### Exercise objective
Skip pictures; extract every line from the one with "Recreate this image" through the one with "import plotly.graph_objects as go", exactly as written.

### Records provided
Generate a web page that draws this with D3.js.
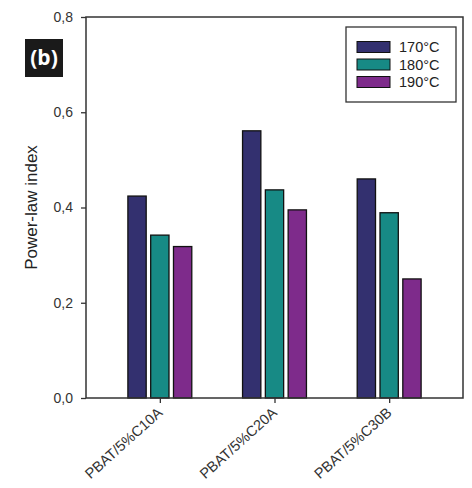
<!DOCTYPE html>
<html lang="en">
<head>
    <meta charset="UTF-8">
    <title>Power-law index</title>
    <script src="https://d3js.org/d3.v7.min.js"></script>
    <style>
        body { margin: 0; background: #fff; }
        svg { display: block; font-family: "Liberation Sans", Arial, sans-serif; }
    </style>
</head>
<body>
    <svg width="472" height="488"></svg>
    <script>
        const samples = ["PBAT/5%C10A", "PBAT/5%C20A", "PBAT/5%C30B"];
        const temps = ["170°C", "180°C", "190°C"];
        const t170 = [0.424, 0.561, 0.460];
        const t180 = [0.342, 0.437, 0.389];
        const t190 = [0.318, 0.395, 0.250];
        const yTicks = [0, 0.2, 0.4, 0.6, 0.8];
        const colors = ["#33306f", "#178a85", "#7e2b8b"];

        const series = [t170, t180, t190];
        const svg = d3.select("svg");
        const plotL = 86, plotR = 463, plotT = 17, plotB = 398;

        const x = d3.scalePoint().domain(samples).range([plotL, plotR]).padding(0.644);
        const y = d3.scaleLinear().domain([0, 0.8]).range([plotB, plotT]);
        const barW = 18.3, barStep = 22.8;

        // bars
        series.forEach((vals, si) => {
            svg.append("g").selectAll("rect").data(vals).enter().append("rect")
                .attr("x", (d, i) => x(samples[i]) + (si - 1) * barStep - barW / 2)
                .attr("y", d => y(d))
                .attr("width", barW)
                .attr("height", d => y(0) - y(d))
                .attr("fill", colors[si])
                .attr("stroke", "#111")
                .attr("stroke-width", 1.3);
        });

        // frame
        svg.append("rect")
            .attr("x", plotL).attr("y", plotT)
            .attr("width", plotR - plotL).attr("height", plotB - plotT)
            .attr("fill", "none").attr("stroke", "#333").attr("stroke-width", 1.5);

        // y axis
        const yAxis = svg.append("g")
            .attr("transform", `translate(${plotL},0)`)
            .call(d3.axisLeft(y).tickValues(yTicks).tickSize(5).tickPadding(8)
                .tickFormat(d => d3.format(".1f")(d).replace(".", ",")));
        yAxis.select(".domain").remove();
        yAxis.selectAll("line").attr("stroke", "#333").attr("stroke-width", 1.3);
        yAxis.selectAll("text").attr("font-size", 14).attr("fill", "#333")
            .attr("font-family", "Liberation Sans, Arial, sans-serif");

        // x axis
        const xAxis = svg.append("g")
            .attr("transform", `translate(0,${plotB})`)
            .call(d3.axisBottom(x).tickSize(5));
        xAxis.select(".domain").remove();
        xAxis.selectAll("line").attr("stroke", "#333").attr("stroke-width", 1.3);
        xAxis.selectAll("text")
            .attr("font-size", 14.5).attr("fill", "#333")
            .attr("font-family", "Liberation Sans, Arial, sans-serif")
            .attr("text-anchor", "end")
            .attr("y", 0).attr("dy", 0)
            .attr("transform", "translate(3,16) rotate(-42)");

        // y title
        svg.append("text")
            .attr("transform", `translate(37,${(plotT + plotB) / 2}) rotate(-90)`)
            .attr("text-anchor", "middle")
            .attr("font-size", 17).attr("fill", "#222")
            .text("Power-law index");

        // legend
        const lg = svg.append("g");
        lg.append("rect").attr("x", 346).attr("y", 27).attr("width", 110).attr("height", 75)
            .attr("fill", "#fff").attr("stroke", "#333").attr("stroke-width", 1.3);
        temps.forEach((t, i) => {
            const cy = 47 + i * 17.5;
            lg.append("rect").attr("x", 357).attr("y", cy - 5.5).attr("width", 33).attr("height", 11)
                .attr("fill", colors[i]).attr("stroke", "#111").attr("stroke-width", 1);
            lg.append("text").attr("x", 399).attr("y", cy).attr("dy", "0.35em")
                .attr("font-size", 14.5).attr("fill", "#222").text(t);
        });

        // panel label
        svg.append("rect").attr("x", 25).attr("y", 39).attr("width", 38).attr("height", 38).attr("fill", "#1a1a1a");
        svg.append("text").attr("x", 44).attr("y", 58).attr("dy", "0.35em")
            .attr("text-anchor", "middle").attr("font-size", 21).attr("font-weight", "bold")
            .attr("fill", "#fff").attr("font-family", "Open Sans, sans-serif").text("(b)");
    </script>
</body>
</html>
* * *
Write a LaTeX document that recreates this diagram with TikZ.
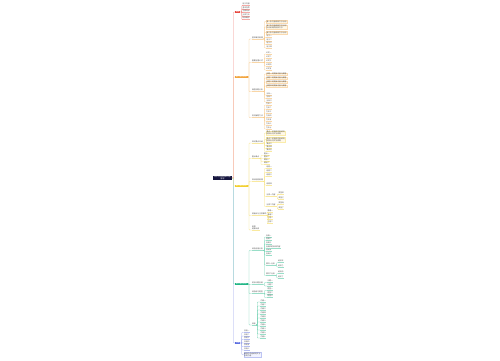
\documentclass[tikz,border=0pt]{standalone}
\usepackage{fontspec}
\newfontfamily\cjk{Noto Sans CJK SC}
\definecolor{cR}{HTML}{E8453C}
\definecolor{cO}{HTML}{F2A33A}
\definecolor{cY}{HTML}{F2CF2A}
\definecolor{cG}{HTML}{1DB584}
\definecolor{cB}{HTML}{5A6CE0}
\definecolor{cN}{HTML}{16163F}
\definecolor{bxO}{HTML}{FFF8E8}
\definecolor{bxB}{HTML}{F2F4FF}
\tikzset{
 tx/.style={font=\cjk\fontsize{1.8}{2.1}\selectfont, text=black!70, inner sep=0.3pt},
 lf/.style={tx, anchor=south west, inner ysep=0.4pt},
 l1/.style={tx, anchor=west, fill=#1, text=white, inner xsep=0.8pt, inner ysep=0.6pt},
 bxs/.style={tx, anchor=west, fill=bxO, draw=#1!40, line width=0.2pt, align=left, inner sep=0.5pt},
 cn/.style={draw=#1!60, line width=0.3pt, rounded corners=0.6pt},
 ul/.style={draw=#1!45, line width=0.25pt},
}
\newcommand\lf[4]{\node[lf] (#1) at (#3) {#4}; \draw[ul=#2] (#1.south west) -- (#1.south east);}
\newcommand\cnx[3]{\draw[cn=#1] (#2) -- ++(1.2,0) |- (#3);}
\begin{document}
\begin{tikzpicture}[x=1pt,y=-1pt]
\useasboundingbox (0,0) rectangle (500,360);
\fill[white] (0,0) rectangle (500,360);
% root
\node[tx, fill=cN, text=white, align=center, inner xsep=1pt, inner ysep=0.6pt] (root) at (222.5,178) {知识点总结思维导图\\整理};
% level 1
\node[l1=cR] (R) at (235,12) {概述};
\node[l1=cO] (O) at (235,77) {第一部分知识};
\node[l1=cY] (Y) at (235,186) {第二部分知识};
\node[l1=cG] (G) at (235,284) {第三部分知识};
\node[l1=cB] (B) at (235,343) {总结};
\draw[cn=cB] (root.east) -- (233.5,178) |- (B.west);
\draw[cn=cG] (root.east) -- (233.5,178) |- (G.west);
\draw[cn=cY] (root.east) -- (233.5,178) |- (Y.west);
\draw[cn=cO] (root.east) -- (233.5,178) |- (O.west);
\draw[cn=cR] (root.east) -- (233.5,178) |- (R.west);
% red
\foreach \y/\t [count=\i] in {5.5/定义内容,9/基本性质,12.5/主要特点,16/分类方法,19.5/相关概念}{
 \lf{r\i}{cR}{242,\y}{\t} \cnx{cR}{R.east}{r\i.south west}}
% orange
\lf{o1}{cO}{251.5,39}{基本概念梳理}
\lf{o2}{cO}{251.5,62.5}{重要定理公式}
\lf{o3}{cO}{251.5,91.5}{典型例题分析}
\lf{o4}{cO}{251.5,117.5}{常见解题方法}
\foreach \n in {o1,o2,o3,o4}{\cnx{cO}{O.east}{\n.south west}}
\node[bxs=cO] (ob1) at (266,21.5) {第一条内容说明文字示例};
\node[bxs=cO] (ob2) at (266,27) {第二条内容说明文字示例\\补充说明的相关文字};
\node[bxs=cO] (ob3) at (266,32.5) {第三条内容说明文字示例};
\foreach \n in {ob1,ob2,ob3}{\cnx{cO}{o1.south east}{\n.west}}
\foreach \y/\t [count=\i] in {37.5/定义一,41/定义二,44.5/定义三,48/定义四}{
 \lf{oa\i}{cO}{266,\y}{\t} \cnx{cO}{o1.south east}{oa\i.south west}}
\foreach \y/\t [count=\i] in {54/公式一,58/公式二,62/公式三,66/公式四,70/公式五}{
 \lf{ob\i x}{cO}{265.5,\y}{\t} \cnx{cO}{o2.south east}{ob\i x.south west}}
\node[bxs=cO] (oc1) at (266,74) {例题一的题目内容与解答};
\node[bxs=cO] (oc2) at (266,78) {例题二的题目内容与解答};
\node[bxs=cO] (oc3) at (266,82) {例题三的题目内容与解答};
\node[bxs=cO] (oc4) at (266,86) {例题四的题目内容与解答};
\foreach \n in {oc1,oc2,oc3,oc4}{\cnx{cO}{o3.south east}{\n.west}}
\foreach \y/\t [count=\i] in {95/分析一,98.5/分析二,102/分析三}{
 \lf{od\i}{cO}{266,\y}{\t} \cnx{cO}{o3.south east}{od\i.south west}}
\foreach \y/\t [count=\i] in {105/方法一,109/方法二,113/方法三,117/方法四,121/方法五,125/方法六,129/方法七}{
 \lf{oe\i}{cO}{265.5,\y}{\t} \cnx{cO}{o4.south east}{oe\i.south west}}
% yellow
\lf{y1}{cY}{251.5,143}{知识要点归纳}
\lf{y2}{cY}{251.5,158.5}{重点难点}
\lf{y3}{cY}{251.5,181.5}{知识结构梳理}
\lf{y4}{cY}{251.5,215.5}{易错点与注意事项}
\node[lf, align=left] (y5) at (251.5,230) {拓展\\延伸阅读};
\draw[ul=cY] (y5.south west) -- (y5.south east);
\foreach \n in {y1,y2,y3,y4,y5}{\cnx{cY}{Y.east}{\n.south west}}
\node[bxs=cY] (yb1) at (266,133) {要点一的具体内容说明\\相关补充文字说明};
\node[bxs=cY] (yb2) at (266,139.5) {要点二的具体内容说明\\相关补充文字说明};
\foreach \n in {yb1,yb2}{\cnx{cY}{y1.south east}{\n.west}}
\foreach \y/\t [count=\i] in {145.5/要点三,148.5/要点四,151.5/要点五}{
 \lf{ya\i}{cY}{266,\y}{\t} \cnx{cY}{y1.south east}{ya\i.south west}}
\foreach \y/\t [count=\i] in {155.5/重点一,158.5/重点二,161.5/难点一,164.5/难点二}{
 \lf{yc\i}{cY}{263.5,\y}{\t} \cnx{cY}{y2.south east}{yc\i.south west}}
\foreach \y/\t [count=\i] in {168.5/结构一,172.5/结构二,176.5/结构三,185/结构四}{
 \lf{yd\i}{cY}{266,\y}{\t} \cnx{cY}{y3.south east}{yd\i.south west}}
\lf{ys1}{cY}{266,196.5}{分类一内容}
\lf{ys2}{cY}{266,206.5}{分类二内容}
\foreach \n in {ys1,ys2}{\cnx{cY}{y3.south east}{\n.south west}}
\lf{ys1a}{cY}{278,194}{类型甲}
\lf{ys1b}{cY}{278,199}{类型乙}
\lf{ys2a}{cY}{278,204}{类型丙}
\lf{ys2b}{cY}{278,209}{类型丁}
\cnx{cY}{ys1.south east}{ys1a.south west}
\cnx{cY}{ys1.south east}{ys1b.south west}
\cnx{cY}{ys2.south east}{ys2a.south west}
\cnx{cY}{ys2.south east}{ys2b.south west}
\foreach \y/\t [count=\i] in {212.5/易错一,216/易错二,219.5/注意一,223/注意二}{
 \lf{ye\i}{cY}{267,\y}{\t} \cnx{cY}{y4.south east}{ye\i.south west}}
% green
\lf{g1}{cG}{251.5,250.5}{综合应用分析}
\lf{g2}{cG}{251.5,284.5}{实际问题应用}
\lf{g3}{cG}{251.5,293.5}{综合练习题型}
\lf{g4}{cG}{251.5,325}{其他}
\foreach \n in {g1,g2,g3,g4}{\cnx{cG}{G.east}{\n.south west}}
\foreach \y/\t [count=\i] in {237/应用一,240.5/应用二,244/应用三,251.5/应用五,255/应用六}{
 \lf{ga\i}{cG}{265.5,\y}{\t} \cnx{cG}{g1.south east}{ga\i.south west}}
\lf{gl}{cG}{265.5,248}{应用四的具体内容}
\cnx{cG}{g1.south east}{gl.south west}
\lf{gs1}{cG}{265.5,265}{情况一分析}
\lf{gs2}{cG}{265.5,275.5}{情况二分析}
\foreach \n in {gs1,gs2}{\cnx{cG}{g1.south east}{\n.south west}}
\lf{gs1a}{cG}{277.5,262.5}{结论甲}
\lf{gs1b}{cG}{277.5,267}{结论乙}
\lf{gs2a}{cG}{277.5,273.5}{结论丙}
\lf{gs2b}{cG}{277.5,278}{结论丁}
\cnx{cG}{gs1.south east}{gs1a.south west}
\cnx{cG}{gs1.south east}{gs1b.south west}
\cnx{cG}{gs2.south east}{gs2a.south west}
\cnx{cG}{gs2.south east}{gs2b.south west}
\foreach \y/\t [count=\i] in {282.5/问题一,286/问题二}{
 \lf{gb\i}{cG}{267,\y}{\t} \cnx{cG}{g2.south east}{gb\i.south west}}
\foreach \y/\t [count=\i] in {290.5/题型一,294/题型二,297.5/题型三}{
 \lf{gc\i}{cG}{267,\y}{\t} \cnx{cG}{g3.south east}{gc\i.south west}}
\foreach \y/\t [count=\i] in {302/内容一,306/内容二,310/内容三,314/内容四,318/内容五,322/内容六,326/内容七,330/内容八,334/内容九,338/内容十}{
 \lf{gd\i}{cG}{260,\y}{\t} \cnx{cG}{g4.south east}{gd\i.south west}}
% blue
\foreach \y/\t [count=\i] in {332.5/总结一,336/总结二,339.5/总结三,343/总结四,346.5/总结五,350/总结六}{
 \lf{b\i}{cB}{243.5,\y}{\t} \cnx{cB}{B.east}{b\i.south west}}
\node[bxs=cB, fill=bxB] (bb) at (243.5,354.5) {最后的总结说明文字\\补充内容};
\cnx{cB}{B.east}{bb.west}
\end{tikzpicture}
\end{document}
==
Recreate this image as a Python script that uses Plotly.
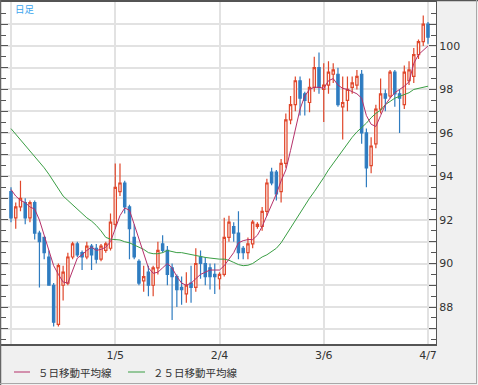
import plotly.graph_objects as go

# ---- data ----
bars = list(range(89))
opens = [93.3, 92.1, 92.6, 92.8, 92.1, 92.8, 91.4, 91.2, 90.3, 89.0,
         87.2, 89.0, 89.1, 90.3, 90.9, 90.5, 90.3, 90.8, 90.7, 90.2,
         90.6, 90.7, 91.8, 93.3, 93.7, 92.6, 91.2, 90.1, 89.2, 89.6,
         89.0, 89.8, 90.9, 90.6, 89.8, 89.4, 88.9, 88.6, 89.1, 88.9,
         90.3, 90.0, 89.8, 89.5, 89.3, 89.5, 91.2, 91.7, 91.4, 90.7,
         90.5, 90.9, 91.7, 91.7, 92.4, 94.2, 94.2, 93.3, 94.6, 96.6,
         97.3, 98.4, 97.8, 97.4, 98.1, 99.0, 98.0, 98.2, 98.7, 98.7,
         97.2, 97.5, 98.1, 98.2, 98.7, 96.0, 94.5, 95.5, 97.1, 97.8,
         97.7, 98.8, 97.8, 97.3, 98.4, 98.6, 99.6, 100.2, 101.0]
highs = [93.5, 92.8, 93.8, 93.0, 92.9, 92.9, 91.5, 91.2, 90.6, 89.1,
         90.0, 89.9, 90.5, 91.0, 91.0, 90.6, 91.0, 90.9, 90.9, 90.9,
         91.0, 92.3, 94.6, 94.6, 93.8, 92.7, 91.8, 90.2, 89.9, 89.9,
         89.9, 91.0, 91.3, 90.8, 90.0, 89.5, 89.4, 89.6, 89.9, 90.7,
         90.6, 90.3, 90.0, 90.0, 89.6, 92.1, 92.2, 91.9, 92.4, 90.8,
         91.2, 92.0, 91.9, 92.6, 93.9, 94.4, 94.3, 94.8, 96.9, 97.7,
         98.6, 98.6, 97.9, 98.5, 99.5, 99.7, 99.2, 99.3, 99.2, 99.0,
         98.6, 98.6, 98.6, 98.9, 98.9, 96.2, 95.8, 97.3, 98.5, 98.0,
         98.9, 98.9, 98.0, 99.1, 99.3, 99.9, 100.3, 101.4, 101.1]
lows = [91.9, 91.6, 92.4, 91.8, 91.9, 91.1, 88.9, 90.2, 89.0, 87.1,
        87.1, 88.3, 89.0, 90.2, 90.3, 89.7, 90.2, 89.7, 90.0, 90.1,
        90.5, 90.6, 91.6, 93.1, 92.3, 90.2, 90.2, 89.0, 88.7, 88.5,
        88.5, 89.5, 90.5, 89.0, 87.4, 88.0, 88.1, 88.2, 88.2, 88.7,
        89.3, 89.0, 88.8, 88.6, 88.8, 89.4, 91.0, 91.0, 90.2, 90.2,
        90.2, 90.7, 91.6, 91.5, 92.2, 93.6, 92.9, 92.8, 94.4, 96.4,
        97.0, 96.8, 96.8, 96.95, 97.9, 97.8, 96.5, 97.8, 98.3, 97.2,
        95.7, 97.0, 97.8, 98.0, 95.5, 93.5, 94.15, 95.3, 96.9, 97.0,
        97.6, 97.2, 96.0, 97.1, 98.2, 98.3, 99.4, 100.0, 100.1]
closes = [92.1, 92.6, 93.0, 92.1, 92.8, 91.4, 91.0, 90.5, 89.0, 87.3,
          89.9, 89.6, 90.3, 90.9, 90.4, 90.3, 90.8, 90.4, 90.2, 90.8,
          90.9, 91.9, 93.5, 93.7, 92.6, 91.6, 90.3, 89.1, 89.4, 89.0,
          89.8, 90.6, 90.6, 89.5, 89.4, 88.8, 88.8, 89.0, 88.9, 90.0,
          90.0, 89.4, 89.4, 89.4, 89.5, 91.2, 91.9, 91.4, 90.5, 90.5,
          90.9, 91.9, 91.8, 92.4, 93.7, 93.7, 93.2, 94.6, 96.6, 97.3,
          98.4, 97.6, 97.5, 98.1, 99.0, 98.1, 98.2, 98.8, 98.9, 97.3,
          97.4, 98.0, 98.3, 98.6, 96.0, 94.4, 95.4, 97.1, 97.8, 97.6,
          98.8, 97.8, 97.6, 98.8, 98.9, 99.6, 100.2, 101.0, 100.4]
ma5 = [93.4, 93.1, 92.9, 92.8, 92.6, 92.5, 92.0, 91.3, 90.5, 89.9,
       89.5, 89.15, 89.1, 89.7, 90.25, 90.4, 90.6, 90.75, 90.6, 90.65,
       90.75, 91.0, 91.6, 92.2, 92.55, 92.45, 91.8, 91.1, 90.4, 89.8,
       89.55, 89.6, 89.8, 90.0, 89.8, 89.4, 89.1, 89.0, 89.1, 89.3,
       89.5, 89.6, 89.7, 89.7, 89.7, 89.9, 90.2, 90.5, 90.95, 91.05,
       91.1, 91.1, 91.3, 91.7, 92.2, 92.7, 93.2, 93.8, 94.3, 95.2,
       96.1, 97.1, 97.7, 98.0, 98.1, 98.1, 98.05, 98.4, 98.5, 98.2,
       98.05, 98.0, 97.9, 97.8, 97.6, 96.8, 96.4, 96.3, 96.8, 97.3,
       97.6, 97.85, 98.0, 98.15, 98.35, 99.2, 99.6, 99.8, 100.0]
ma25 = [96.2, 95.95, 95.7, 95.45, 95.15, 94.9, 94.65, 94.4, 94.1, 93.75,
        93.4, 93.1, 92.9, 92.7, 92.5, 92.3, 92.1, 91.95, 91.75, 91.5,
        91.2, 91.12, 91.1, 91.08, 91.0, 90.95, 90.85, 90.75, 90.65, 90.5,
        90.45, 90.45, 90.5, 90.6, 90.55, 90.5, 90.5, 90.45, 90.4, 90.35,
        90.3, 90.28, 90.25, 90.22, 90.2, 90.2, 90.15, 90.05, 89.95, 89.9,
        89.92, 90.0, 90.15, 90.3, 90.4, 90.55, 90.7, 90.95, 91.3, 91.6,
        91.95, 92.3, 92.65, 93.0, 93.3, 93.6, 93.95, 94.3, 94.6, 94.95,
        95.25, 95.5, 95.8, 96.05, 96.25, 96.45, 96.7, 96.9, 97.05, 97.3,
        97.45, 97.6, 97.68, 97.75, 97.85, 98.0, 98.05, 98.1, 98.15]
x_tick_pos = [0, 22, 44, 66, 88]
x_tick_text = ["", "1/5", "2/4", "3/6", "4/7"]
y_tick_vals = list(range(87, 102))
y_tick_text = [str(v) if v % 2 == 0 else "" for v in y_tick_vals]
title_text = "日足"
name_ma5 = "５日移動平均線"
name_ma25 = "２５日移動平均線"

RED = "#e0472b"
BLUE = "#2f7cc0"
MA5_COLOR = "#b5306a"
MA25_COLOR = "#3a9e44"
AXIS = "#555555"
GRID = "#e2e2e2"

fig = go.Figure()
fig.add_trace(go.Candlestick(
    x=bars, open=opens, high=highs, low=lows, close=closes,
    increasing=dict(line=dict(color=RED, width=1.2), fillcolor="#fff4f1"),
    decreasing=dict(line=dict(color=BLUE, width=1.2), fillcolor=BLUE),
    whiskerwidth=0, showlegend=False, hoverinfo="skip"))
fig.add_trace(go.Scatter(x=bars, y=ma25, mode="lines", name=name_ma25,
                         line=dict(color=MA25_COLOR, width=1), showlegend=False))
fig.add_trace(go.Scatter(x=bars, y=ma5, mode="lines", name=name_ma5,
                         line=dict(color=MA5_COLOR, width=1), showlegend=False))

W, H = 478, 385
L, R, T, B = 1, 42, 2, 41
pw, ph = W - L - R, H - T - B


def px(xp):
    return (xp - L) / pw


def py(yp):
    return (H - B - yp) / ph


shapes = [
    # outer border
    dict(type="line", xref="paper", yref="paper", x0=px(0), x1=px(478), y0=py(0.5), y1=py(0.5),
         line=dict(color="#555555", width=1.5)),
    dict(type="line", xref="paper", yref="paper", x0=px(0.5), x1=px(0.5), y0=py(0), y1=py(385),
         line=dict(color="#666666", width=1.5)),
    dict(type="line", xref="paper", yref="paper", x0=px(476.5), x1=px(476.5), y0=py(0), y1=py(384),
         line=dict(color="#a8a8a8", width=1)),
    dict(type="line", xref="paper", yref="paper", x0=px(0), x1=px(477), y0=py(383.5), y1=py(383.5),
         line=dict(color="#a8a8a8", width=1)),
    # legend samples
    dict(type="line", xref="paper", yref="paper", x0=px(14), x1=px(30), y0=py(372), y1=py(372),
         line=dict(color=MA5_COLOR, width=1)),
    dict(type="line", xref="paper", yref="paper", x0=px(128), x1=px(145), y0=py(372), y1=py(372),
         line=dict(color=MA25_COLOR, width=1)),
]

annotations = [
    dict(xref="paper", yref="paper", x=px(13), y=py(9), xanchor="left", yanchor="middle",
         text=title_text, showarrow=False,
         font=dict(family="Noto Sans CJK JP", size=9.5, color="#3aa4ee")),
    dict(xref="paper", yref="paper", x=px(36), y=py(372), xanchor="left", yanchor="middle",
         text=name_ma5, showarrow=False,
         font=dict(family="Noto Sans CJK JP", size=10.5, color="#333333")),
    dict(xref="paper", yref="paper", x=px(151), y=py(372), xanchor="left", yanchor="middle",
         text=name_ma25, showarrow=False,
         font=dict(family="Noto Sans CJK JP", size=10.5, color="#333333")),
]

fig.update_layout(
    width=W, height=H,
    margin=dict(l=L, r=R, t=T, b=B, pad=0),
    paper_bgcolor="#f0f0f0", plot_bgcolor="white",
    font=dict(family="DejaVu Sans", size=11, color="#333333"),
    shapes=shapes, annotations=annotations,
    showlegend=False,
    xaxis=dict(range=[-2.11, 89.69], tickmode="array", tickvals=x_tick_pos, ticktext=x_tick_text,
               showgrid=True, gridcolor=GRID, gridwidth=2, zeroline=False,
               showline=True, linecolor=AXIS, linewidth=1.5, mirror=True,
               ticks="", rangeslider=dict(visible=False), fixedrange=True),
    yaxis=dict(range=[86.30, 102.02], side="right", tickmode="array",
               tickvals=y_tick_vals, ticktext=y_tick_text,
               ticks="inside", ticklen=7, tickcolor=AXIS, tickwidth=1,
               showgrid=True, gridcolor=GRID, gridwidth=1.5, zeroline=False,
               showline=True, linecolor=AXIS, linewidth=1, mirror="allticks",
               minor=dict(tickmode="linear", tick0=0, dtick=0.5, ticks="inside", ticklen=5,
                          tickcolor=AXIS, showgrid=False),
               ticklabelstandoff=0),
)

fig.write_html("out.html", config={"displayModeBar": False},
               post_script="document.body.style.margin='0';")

### The reply
Recreate this image as a Python script that uses Plotly.
import plotly.graph_objects as go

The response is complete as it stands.